3. Take care of your personal growth and future

Turn the page and start writing a new chapter where you focus on finding new meaning and building yourself up. Think about areas of your life you want to improve or explore now that you have more time:

  • Maybe there’s a course you’ve always wanted to take, or a skill like coding or a language
  • Train for a race, start strength training, or try a dance class. Meeting fitness goals can boost your confidence
  • Write music, paint, cook gourmet meals, garden—do whatever makes you feel accomplished
On-Ex

4. Practice forgiveness and letting go

Closure often comes with forgiveness, for both you and your ex. Holding onto anger or resentment keeps you tethered to the past. This doesn’t mean what happened was okay; it means you choose not to carry that weight any longer. It’s about freeing yourself.

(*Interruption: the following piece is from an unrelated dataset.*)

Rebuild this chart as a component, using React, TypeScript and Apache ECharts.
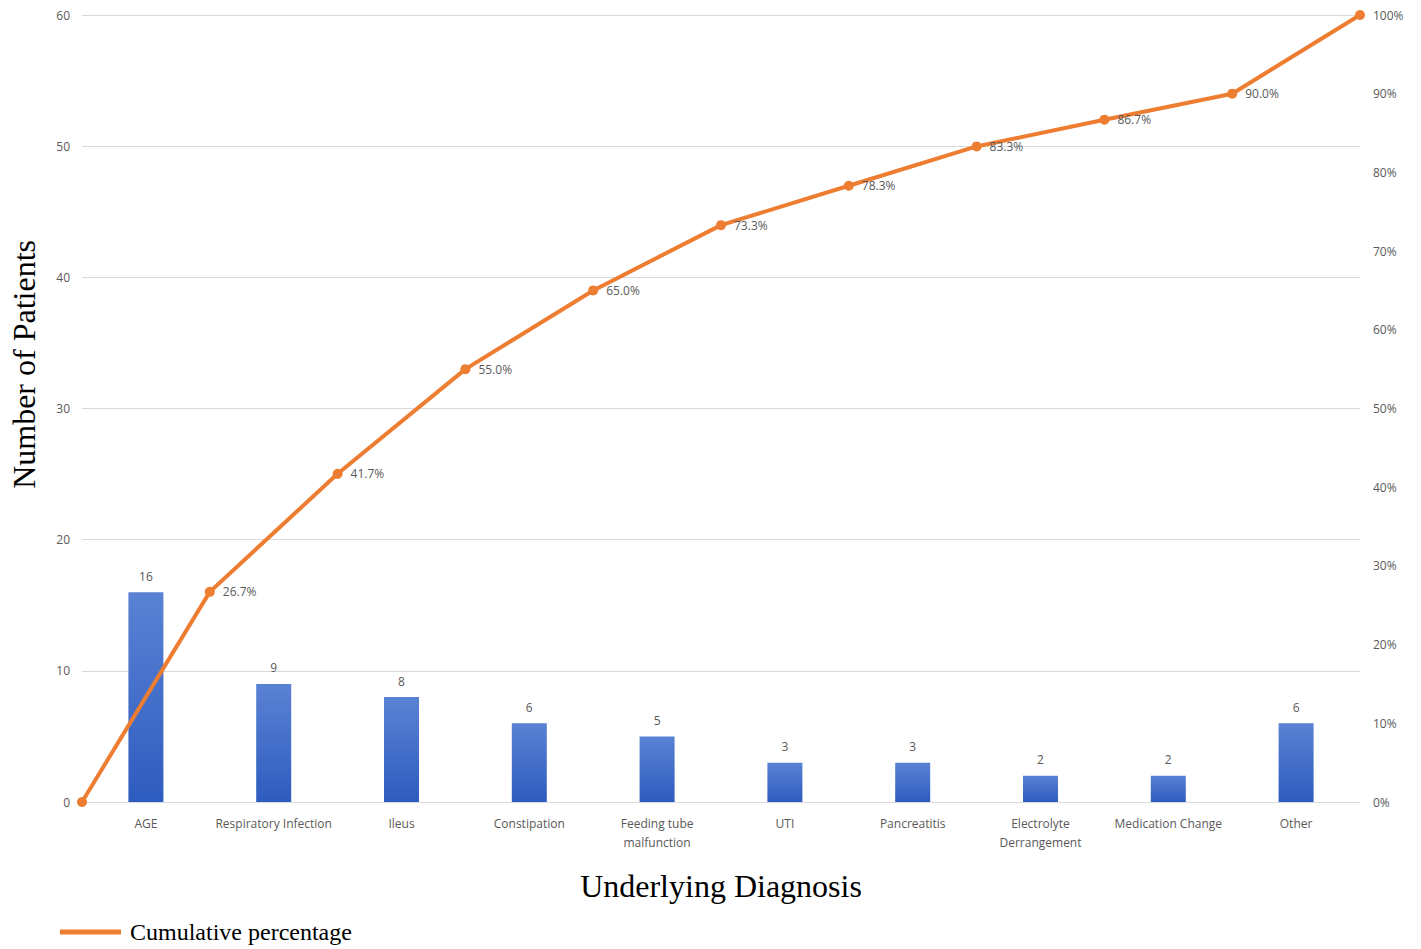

Many people replay the breakup, wishing they’d done things differently. Accept that everyone makes mistakes. Consciously say, “I forgive myself for not seeing this ending sooner” or “I forgive myself for any mistakes I made.” This kind of self-compassion is powerful.

It’s equally important to forgive your ex: This is for you, not them. You might tell yourself, “I forgive them for their part in ending this. I’m ready to let go of those hurts.” It can feel hard, but often when you truly forgive, it lessens the anger that keeps you holding on.

Related Reading: Why Trying To Make Your Ex Feel Jealous is Silly and Distasteful?

5. Be patient and be kind to yourself

Finally, understand that moving on after a breakup takes time. There’s no fixed schedule for when you “should” feel better. Some days you’ll wake up fine; other days it will hit you out of the blue. That’s normal. You might find it helpful to remind yourself that healing is not linear. One day you improve a lot, the next day you might slip back into missing them. Don’t beat yourself up over this. Instead,

  • Celebrate small victories: Every day you go without contacting your ex is a win. Each month you feel a bit more like yourself again is progress. Notice these improvements
  • Allow happiness again: When something good happens (a promotion, a fun night out), let yourself feel joy without guilt. You deserve to be happy
  • Trust that you will heal: It may take longer than you want, but people do recover from heartbreak. The strong emotions will soften over time. Trust that with each lesson learned, you’re growing stronger

Key Pointers

  • It’s normal to still love your ex after a breakup, as emotional bonds take time to fade
  • Taking small, actionable steps like seeking support and focusing on self-care can aid in healing
  • Finding closure comes from within; rituals like writing letters or reflecting on the relationship can help
  • Healing is a gradual process, and it’s important to be patient and kind to yourself along the way

Final Thoughts

Above all, remember that if you ever feel overwhelmed, help is available. There is no shame in seeking professional guidance. Sometimes a therapist’s advice can be life-saving. Each day, make a small promise to yourself: maybe it’s “Today I will not text them,” or “Today I will meet a friend.” Gradually, the phrase “I still love my ex” will lose a bit of its power. Keep repeating in your mind: you are worthy of love, and you will get through this.

You might still wonder how to move on after a breakup when you are still in love or wonder, “Will I ever get over my ex?” Those questions are natural. Use the tips above and trust that the answers will come in time. It is normal, as experts say, to have lingering feelings for your ex. What matters is taking care of yourself and gently guiding your heart forward, one step at a time. You will look back one day and say, “I made it through and I’m glad I did.”